PP Ed’s Blog: Skye Concert/ Two-Drone Pipes/ Paisley Cancelled/ Ayr Society PB

A great night of good music looks in store on the island of Skye tonight. If you are on the island or anywhere close, get along to hear Skye Piping Society’s concert featuring Patrick Molard, all the way from Brittany, Brighde Chaimbeul and Gaelic singer Isla MacLeod (see poster above). Tickets are £7/£4.


Re the two-drone bagpipe item I carried last week, Avi Bloomenstiel of Dallas, Texas, has written: ‘According to the Library of Congress’s Print & Media Archives, the two-drone piper poster was printed by David Allen & Sons, Ltd. in Dublin in 1915.’ Avi points us to this website which has the following: ‘The modern two-droned pipes were in use in Ireland in the 1800s. While pipers were not listed on the official rolls of the Irish regiments, unofficial pipers were in every regiment. These two droned sets were being played by both military and civilian pipers.
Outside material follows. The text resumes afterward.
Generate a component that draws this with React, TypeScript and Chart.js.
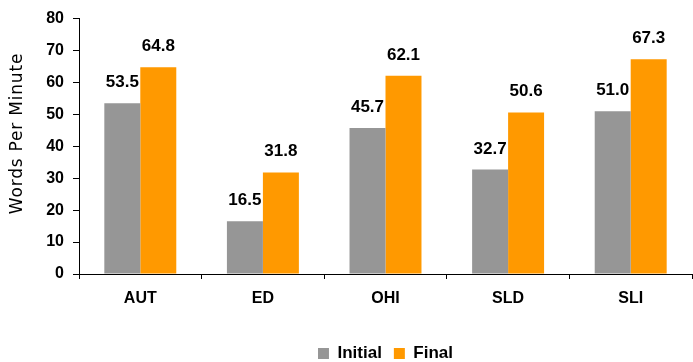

‘Henry Starck, a London musical instrument maker, and some other makers in Ireland began to market this unique Irish instrument. In 1893 the Gaelic League was founded to promote Irish Language, culture, sport and arts. The League strongly promoted a return to the pipes as a Gaelic instrument. The two droned pipe was the instrument favored by the League’s members. This instrument was seen not just all over Ireland, but was favored by Irish Nationalist movement in England as well. The warpipe was used in the Irish music competitions including the All Ireland’s of the day.



‘Rebel groups like the Cork Volunteer (IRA) pipe band and others including solo pipers like Louis Noble, began to develop all over Ireland. Photos of both the Cork Volunteers and Louis Noble are in the galleries on this site. When the army made pipers and bands official in the Irish regiments they required the use of two-droned sets and saffron kilts for a true Irish identity. Contrary to belief, the army did not invent the saffron kilt or the two-droned warpipe.

‘The two-droned warpipe stayed in use by the army until 1968 when the existing Irish regiments were amalgamated to form the Royal Irish Rangers and the three droned Highland pipe became the standard instrument. With the demise of the warpipe in the army, the civilian use of the instrument began to fade. The last known civilian band to use the instrument, the Deptford Irish Pipe Band, played its last performance on New Year’s Eve 2006. Most of the members were WWII veterans who carried on the proud tradition as long as they could……

‘The first known warpipe band in London was the Borough Pipe Band. It was founded in 1892 and was still performing in 2003. This band was followed by several Boys Brigade Pipe Bands including Haverstock Hill Catholic Boys Brigade which contributed a good number of drummers to the London Irish Rifles 2nd Btn.’s WWI pipe band. By the 1920s the Canning Town Brian Boru Pipe Band, Tottenham Irish Pipe Band and the Great Western Railway Pipe band were active in London. The 1930s saw the ascendancy of the Dagenham Town Irish Pipe Band. ‘In 1931 the Ford Motor Company closed its works in Ireland’s county Cork and moved its operation to a newly built facility in Dagenham, London. In the transferred Irish workforce were pipers and drummers from the Cork Volunteer Pipe Band. These musicians immediately formed the Dagenham Town Irish Pipe Band. When WWII began many of these Irish joined the London Irish Rifles. These included Tim McCarthy, Alan Nicholson, Eddie, Toddie and Jack Shanahan, Pat O’Brien, Sandy O’Callaghan and George Willis.’

Ailean Nicholson (as he preferred to be known) was a regular on the London scene for many years. He would attend the Bratach Gorm contest and composed many tunes all in the Irish style. I still have some of them somewhere. 

Dave Livingstone of Galashiels also writes: ‘I’m no expert, but the Royal Irish Fusiliers certainly played two-drone pipes. Alex Peters (who sadly passed away at the end of last year) transferred from the Cameron Highlanders as their Pipe Major and is pictured [the pictured has been reversed – pipes should be on the left shoulder] playing two drone pipes on the 1964 North Irish Brigade band’s tour of the USA: 
Thanks to Dave and Avi for the info.


The RSPBA’s Glasgow & West of Scotland Branch has announced that they have cancelled this year’s contest due be held at Paisley on July 21. Get the full 2018 run down of contests here.
Still with the bands, Margaret McGarva has written looking for some help: ‘Hi, My dad Tony McGarva was in Ayr Pipe Band and I wondered if you had  any photos of the band in the ’60s? Thank you in anticipation.’ I’m afraid the oldest we have Margaret is the one above from 1977. Can any reader help her?